begin Collected material
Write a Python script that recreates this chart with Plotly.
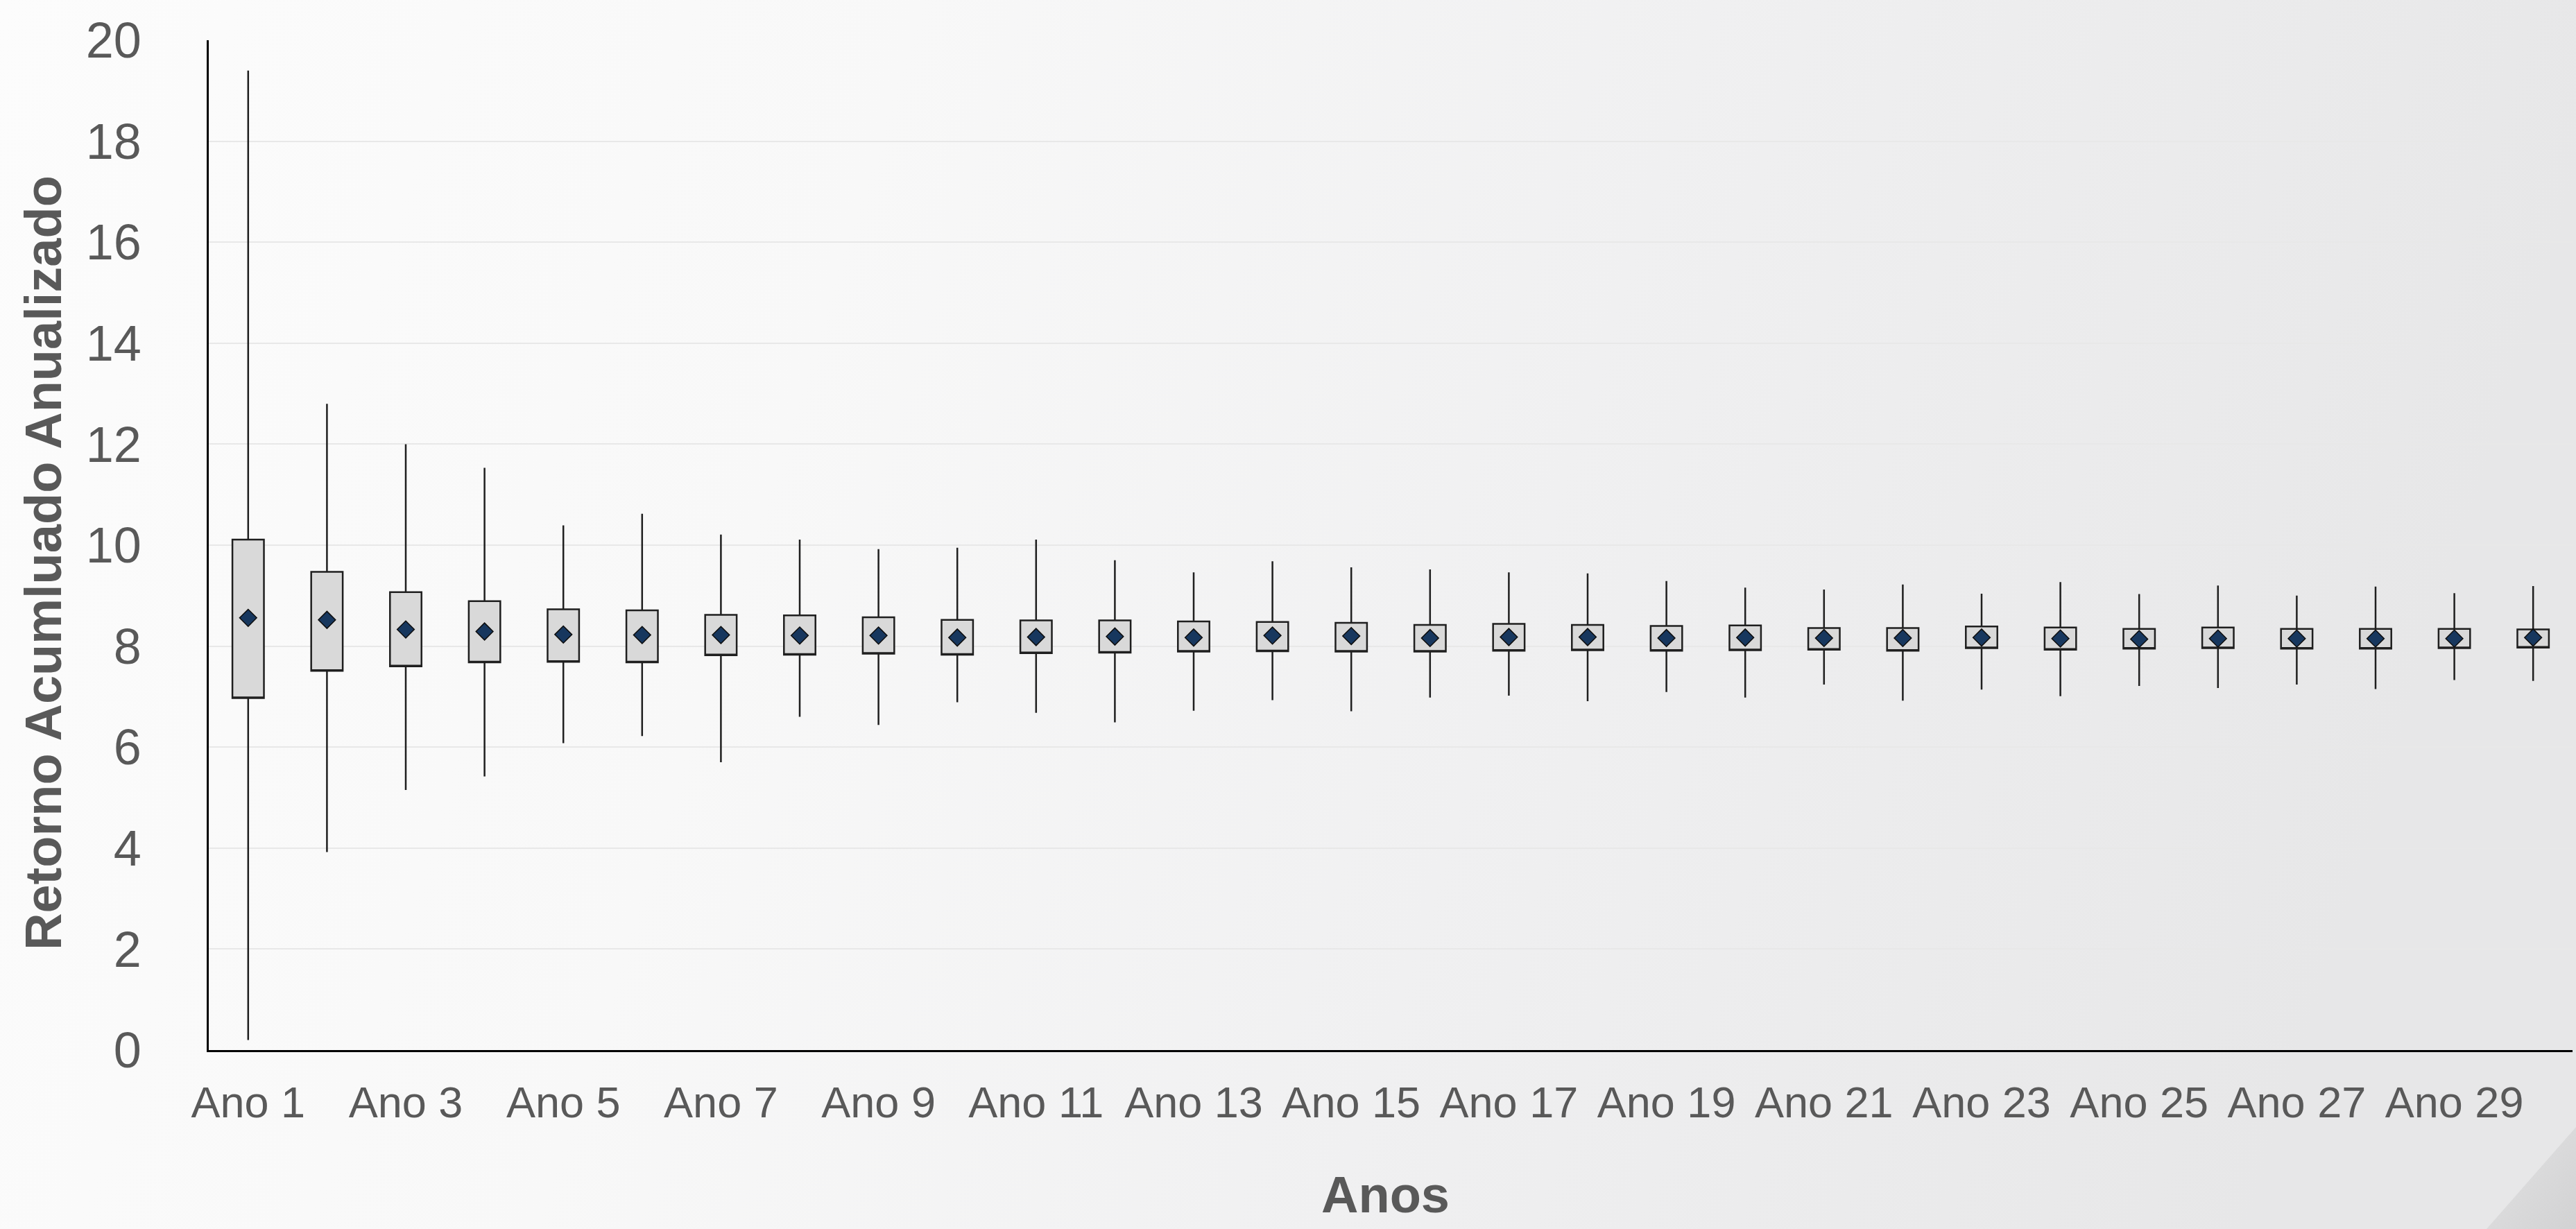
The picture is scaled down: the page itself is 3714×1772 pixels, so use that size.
import base64
import plotly.graph_objects as go

# ---- data ----
categories = ["Ano 1", "Ano 2", "Ano 3", "Ano 4", "Ano 5", "Ano 6", "Ano 7", "Ano 8", "Ano 9", "Ano 10",
              "Ano 11", "Ano 12", "Ano 13", "Ano 14", "Ano 15", "Ano 16", "Ano 17", "Ano 18", "Ano 19", "Ano 20",
              "Ano 21", "Ano 22", "Ano 23", "Ano 24", "Ano 25", "Ano 26", "Ano 27", "Ano 28", "Ano 29", "Ano 30"]

max_vals = [19.40, 12.80, 12.00, 11.53, 10.39, 10.62, 10.21, 10.11, 9.92, 9.95,
            10.11, 9.70, 9.46, 9.68, 9.56, 9.52, 9.46, 9.44, 9.29, 9.16,
            9.12, 9.22, 9.04, 9.27, 9.03, 9.20, 9.00, 9.18, 9.05, 9.19]
q3_vals = [10.11, 9.47, 9.07, 8.89, 8.73, 8.71, 8.62, 8.61, 8.57, 8.52,
           8.51, 8.51, 8.49, 8.48, 8.46, 8.42, 8.44, 8.42, 8.40, 8.41,
           8.36, 8.36, 8.39, 8.37, 8.34, 8.37, 8.34, 8.34, 8.34, 8.33]
q1_vals = [6.97, 7.51, 7.60, 7.68, 7.69, 7.68, 7.82, 7.83, 7.85, 7.83,
           7.86, 7.87, 7.89, 7.90, 7.89, 7.89, 7.91, 7.92, 7.91, 7.92,
           7.93, 7.91, 7.96, 7.93, 7.95, 7.96, 7.95, 7.95, 7.96, 7.97]
mean_vals = [8.56, 8.52, 8.33, 8.29, 8.23, 8.22, 8.22, 8.21, 8.21, 8.17,
             8.18, 8.19, 8.17, 8.21, 8.20, 8.16, 8.18, 8.18, 8.16, 8.17,
             8.16, 8.16, 8.17, 8.15, 8.14, 8.15, 8.15, 8.15, 8.15, 8.17]
min_vals = [0.20, 3.92, 5.15, 5.42, 6.08, 6.22, 5.70, 6.60, 6.44, 6.89,
            6.68, 6.49, 6.72, 6.93, 6.71, 6.98, 7.02, 6.91, 7.09, 6.98,
            7.24, 6.92, 7.14, 7.01, 7.21, 7.17, 7.24, 7.15, 7.33, 7.31]

x_tick_labels = categories[::2]
y_ticks = [0, 2, 4, 6, 8, 10, 12, 14, 16, 18, 20]

# ---- geometry ----
W, H = 3714, 1772
ML, MR, MT, MB = 301, 5, 58, 258
PW, PH = W - ML - MR, H - MT - MB

def px_x(px):
    return (px - ML) / PW

def px_y(py):
    return (H - MB - py) / PH

TXT = "#595959"
FONT = "Liberation Sans, Arial, Helvetica, sans-serif"

fig = go.Figure()

# boxes (no median line in reference -> median placed on the lower quartile edge)
fig.add_trace(go.Box(
    x=categories,
    q1=q1_vals,
    median=q1_vals,
    q3=q3_vals,
    lowerfence=min_vals,
    upperfence=max_vals,
    width=0.4,
    whiskerwidth=0,
    fillcolor="#D9D9D9",
    line=dict(color="#1F1F1F", width=2.5),
    boxpoints=False,
    showlegend=False,
    name="Retorno",
))

# mean diamonds
fig.add_trace(go.Scatter(
    x=categories,
    y=mean_vals,
    mode="markers",
    marker=dict(symbol="diamond", size=19, color="#17375E",
                line=dict(color="#0D0D0D", width=1.5)),
    showlegend=False,
    name="Média",
))

# background gradient image
svg = f'''<svg xmlns="http://www.w3.org/2000/svg" width="{W}" height="{H}" viewBox="0 0 {W} {H}" preserveAspectRatio="none">
<defs>
<linearGradient id="g" x1="0" y1="0" x2="1" y2="0.15">
<stop offset="0" stop-color="#FCFCFC"/>
<stop offset="0.35" stop-color="#F8F8F8"/>
<stop offset="0.65" stop-color="#F0F0F1"/>
<stop offset="1" stop-color="#E7E7E8"/>
</linearGradient>
<linearGradient id="t" x1="0" y1="0" x2="1" y2="1">
<stop offset="0" stop-color="#E2E2E3"/>
<stop offset="1" stop-color="#D2D2D3"/>
</linearGradient>
</defs>
<rect x="0" y="0" width="{W}" height="{H}" fill="url(#g)"/>
<polygon points="{W},1625 {W},{H} 3585,{H}" fill="url(#t)"/>
</svg>'''
src = "data:image/svg+xml;base64," + base64.b64encode(svg.encode()).decode()
fig.add_layout_image(dict(
    source=src, xref="paper", yref="paper",
    x=-ML / PW, y=1 + MT / PH, sizex=W / PW, sizey=H / PH,
    xanchor="left", yanchor="top", sizing="stretch", layer="below",
))

fig.update_layout(
    width=W, height=H,
    margin=dict(l=ML, r=MR, t=MT, b=MB, pad=0),
    paper_bgcolor="#F4F4F4",
    plot_bgcolor="rgba(0,0,0,0)",
    font=dict(family=FONT, color=TXT),
    showlegend=False,
)

fig.update_xaxes(
    type="category",
    range=[-0.5, 29.5],
    tickmode="array",
    tickvals=x_tick_labels,
    ticktext=x_tick_labels,
    tickfont=dict(size=63, color=TXT, family=FONT),
    ticks="",
    ticklabelstandoff=18,
    showline=True, linecolor="#000000", linewidth=3,
    showgrid=False, zeroline=False,
)
fig.update_yaxes(
    range=[0, 20],
    tickmode="array",
    tickvals=y_ticks,
    tickfont=dict(size=72, color=TXT, family=FONT),
    ticks="",
    ticklabelstandoff=80,
    showline=True, linecolor="#000000", linewidth=2.5,
    showgrid=True, gridcolor="#E8E8E8", gridwidth=2,
    zeroline=False,
)

fig.add_annotation(
    text="Anos", xref="paper", yref="paper",
    x=px_x(1997), y=px_y(1722), xanchor="center", yanchor="middle",
    showarrow=False,
    font=dict(size=74, color=TXT, family=FONT, weight="bold"),
)
fig.add_annotation(
    text="Retorno Acumluado Anualizado", xref="paper", yref="paper",
    x=px_x(63), y=px_y(812), xanchor="center", yanchor="middle",
    textangle=-90, showarrow=False,
    font=dict(size=74, color=TXT, family=FONT, weight="bold"),
)

fig.write_html(
    "out.html",
    config={"displayModeBar": False},
    post_script="document.body.style.margin='0';document.body.style.overflow='hidden';",
)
end Collected material
From the top of the listing above, repeat each line exactly until you reach the line containing "return (px - ML) / PW", and repeat that one too. Leave the pictures out.

Write a Python script that recreates this chart with Plotly.
The picture is scaled down: the page itself is 3714×1772 pixels, so use that size.
import base64
import plotly.graph_objects as go

# ---- data ----
categories = ["Ano 1", "Ano 2", "Ano 3", "Ano 4", "Ano 5", "Ano 6", "Ano 7", "Ano 8", "Ano 9", "Ano 10",
              "Ano 11", "Ano 12", "Ano 13", "Ano 14", "Ano 15", "Ano 16", "Ano 17", "Ano 18", "Ano 19", "Ano 20",
              "Ano 21", "Ano 22", "Ano 23", "Ano 24", "Ano 25", "Ano 26", "Ano 27", "Ano 28", "Ano 29", "Ano 30"]

max_vals = [19.40, 12.80, 12.00, 11.53, 10.39, 10.62, 10.21, 10.11, 9.92, 9.95,
            10.11, 9.70, 9.46, 9.68, 9.56, 9.52, 9.46, 9.44, 9.29, 9.16,
            9.12, 9.22, 9.04, 9.27, 9.03, 9.20, 9.00, 9.18, 9.05, 9.19]
q3_vals = [10.11, 9.47, 9.07, 8.89, 8.73, 8.71, 8.62, 8.61, 8.57, 8.52,
           8.51, 8.51, 8.49, 8.48, 8.46, 8.42, 8.44, 8.42, 8.40, 8.41,
           8.36, 8.36, 8.39, 8.37, 8.34, 8.37, 8.34, 8.34, 8.34, 8.33]
q1_vals = [6.97, 7.51, 7.60, 7.68, 7.69, 7.68, 7.82, 7.83, 7.85, 7.83,
           7.86, 7.87, 7.89, 7.90, 7.89, 7.89, 7.91, 7.92, 7.91, 7.92,
           7.93, 7.91, 7.96, 7.93, 7.95, 7.96, 7.95, 7.95, 7.96, 7.97]
mean_vals = [8.56, 8.52, 8.33, 8.29, 8.23, 8.22, 8.22, 8.21, 8.21, 8.17,
             8.18, 8.19, 8.17, 8.21, 8.20, 8.16, 8.18, 8.18, 8.16, 8.17,
             8.16, 8.16, 8.17, 8.15, 8.14, 8.15, 8.15, 8.15, 8.15, 8.17]
min_vals = [0.20, 3.92, 5.15, 5.42, 6.08, 6.22, 5.70, 6.60, 6.44, 6.89,
            6.68, 6.49, 6.72, 6.93, 6.71, 6.98, 7.02, 6.91, 7.09, 6.98,
            7.24, 6.92, 7.14, 7.01, 7.21, 7.17, 7.24, 7.15, 7.33, 7.31]

x_tick_labels = categories[::2]
y_ticks = [0, 2, 4, 6, 8, 10, 12, 14, 16, 18, 20]

# ---- geometry ----
W, H = 3714, 1772
ML, MR, MT, MB = 301, 5, 58, 258
PW, PH = W - ML - MR, H - MT - MB

def px_x(px):
    return (px - ML) / PW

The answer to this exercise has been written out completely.